### WHAT IS ASKED
In the listing below, locate the line with "Rebuild this chart" and the line with "key drawn as", then output both and everything between them exactly, minus any pictures.

### INPUT RECORDS
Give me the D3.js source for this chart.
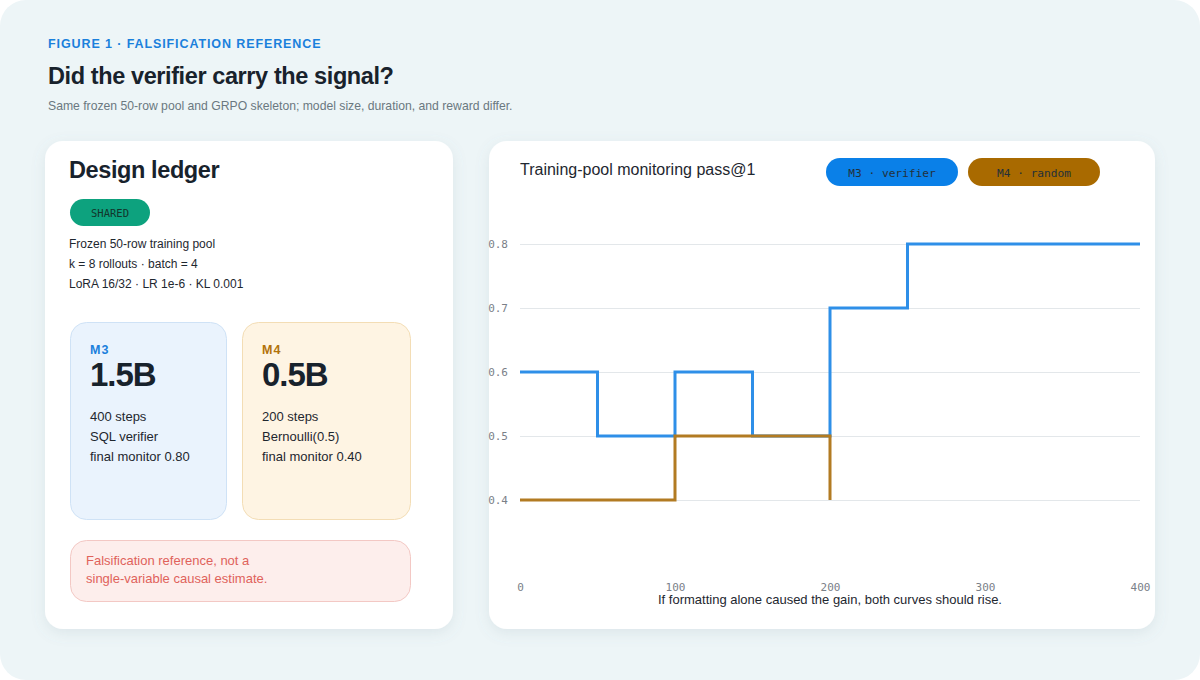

--

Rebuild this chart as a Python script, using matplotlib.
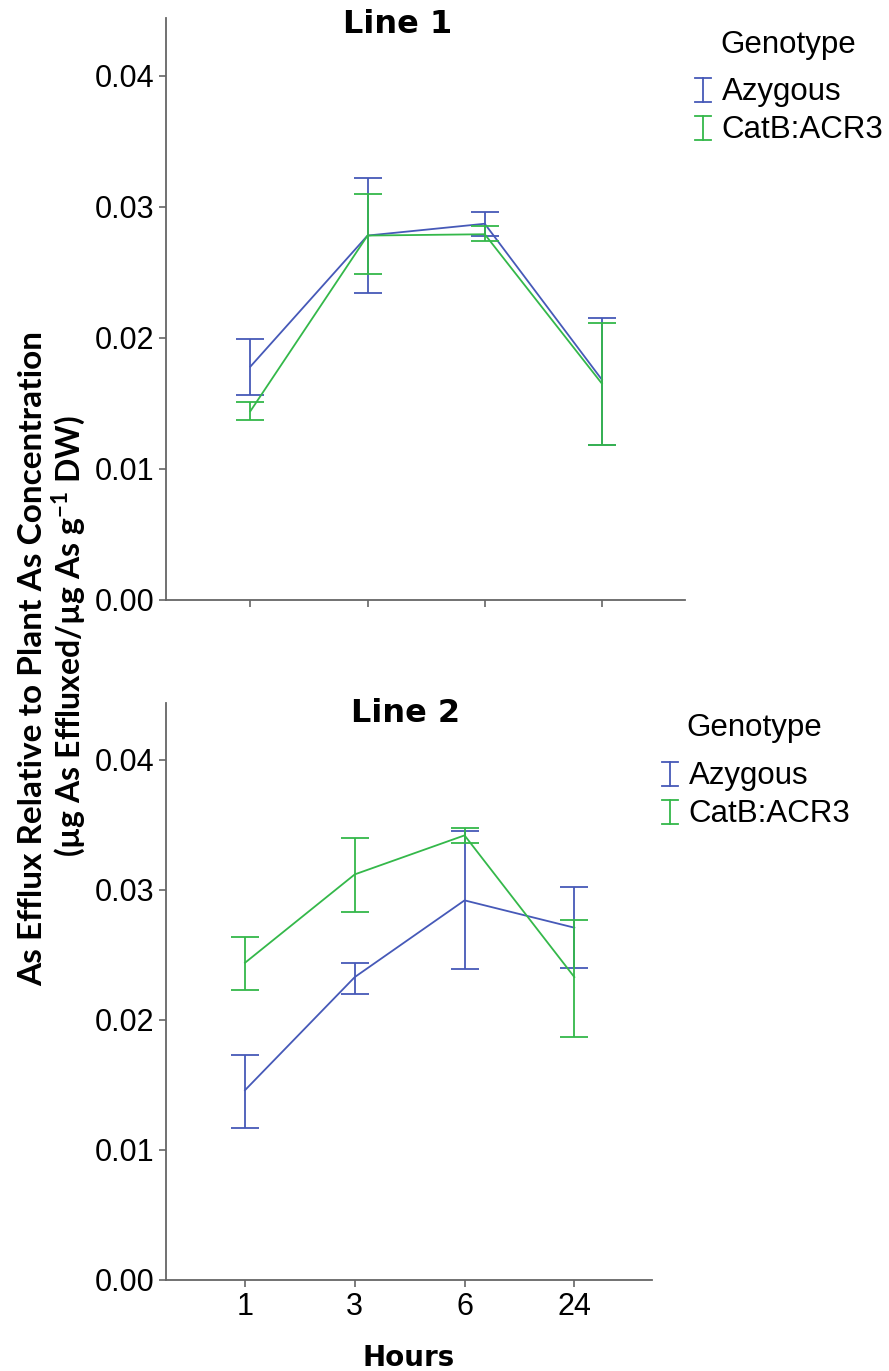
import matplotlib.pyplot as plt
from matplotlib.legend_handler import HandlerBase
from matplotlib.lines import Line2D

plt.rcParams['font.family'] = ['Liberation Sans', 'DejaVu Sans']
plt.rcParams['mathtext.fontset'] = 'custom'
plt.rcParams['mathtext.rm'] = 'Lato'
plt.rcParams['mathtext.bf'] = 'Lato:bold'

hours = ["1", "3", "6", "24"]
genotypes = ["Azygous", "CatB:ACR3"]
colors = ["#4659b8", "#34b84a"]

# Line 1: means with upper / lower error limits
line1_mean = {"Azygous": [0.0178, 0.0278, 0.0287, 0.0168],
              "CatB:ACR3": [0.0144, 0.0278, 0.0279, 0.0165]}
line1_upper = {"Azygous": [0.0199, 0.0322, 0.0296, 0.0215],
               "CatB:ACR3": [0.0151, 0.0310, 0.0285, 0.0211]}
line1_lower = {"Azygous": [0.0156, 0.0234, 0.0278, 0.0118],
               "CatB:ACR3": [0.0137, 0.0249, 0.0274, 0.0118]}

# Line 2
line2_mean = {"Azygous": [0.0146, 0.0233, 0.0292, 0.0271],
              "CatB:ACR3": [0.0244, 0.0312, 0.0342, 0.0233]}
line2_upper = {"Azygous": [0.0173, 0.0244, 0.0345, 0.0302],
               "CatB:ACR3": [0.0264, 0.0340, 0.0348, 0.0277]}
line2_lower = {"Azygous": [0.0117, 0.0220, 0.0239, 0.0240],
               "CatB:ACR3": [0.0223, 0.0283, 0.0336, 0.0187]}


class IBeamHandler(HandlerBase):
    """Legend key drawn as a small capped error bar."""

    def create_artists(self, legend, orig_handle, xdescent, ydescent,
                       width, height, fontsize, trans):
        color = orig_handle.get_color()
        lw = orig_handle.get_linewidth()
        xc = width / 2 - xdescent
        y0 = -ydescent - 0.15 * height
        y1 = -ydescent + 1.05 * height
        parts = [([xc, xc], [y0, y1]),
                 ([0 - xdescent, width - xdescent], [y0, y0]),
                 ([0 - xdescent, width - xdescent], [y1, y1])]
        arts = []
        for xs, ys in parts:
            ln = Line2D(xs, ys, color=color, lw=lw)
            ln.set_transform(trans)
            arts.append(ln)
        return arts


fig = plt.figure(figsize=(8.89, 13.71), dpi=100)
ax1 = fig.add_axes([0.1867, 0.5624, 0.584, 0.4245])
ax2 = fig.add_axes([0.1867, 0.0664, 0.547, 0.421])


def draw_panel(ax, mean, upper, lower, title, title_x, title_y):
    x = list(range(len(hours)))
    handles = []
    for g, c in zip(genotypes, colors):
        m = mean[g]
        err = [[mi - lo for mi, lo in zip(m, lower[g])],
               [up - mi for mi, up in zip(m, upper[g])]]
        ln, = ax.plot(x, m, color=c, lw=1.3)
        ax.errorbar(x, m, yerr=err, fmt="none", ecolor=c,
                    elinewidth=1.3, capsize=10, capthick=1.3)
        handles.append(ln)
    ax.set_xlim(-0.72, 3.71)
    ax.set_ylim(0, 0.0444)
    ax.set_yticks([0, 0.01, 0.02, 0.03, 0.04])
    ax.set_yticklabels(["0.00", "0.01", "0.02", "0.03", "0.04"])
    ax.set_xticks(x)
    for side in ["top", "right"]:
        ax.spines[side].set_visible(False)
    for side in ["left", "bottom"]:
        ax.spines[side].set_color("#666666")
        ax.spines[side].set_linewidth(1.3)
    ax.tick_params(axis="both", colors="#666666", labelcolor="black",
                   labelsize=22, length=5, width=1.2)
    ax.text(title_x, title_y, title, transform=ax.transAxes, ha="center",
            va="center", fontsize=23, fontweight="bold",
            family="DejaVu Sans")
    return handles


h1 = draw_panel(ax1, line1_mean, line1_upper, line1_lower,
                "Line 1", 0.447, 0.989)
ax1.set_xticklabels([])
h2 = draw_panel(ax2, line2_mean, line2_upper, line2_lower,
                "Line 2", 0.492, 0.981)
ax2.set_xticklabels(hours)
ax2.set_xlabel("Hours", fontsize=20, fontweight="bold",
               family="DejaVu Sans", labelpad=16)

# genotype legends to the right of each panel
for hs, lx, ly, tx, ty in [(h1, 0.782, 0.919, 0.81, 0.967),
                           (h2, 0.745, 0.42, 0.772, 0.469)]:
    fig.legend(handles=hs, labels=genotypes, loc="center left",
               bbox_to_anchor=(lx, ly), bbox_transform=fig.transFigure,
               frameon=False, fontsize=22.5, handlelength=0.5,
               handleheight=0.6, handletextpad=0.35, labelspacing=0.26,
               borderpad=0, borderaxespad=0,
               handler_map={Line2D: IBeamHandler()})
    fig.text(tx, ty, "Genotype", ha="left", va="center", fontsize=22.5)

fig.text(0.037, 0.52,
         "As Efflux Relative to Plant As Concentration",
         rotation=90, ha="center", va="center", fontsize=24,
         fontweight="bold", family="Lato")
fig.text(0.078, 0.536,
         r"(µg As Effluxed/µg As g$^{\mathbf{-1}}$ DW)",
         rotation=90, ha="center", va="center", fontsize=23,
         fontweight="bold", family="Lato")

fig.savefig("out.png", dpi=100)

--

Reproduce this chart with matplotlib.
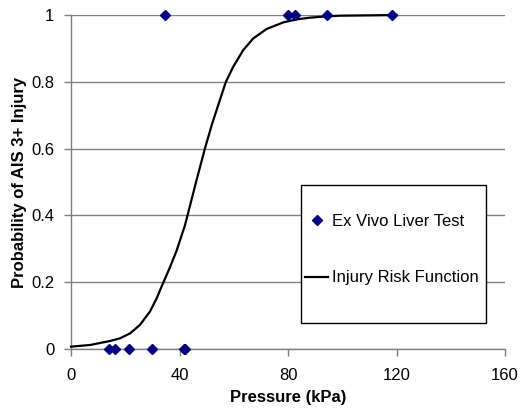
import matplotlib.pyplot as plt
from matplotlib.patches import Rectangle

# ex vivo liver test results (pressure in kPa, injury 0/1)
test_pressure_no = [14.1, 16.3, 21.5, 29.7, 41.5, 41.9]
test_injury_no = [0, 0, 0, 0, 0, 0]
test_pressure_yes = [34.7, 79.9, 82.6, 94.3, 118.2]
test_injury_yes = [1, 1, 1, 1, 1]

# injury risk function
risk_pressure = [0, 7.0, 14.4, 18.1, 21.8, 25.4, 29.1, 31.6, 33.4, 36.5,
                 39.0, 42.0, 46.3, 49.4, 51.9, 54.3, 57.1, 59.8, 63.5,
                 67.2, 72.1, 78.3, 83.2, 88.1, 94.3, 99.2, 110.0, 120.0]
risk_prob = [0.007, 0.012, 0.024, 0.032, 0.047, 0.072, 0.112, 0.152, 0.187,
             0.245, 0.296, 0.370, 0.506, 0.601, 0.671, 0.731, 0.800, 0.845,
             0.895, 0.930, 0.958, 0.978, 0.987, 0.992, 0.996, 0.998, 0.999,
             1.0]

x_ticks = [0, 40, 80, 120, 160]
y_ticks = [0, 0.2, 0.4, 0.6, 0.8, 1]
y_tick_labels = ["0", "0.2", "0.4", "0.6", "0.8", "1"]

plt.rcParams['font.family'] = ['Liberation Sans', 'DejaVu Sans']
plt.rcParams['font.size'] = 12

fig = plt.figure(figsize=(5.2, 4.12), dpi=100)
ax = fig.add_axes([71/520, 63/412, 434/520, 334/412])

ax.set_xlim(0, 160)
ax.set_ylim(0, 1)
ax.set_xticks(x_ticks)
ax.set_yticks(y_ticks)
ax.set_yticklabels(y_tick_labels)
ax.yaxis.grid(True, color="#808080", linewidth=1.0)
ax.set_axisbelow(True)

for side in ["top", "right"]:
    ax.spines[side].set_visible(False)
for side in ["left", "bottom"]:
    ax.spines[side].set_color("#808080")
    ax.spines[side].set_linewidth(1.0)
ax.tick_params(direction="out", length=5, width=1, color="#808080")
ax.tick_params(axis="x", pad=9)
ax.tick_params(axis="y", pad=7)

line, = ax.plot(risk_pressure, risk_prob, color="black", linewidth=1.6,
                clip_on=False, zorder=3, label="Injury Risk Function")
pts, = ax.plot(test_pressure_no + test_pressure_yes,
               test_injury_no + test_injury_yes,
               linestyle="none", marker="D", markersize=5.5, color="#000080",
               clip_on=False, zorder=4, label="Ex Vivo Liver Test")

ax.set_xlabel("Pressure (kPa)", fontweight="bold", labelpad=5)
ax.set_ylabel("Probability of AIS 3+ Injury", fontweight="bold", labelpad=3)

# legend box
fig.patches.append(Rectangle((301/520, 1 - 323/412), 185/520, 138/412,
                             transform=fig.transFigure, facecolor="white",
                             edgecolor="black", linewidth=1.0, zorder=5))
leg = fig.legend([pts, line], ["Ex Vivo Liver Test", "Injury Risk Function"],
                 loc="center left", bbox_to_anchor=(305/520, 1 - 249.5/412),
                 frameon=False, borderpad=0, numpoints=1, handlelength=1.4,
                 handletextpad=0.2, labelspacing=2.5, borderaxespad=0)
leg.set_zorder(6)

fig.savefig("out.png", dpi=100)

### WRITTEN ANSWER
Rebuild this chart as a Python script, using matplotlib.
import matplotlib.pyplot as plt
from matplotlib.legend_handler import HandlerBase
from matplotlib.lines import Line2D

plt.rcParams['font.family'] = ['Liberation Sans', 'DejaVu Sans']
plt.rcParams['mathtext.fontset'] = 'custom'
plt.rcParams['mathtext.rm'] = 'Lato'
plt.rcParams['mathtext.bf'] = 'Lato:bold'

hours = ["1", "3", "6", "24"]
genotypes = ["Azygous", "CatB:ACR3"]
colors = ["#4659b8", "#34b84a"]

# Line 1: means with upper / lower error limits
line1_mean = {"Azygous": [0.0178, 0.0278, 0.0287, 0.0168],
              "CatB:ACR3": [0.0144, 0.0278, 0.0279, 0.0165]}
line1_upper = {"Azygous": [0.0199, 0.0322, 0.0296, 0.0215],
               "CatB:ACR3": [0.0151, 0.0310, 0.0285, 0.0211]}
line1_lower = {"Azygous": [0.0156, 0.0234, 0.0278, 0.0118],
               "CatB:ACR3": [0.0137, 0.0249, 0.0274, 0.0118]}

# Line 2
line2_mean = {"Azygous": [0.0146, 0.0233, 0.0292, 0.0271],
              "CatB:ACR3": [0.0244, 0.0312, 0.0342, 0.0233]}
line2_upper = {"Azygous": [0.0173, 0.0244, 0.0345, 0.0302],
               "CatB:ACR3": [0.0264, 0.0340, 0.0348, 0.0277]}
line2_lower = {"Azygous": [0.0117, 0.0220, 0.0239, 0.0240],
               "CatB:ACR3": [0.0223, 0.0283, 0.0336, 0.0187]}


class IBeamHandler(HandlerBase):
    """Legend key drawn as a small capped error bar."""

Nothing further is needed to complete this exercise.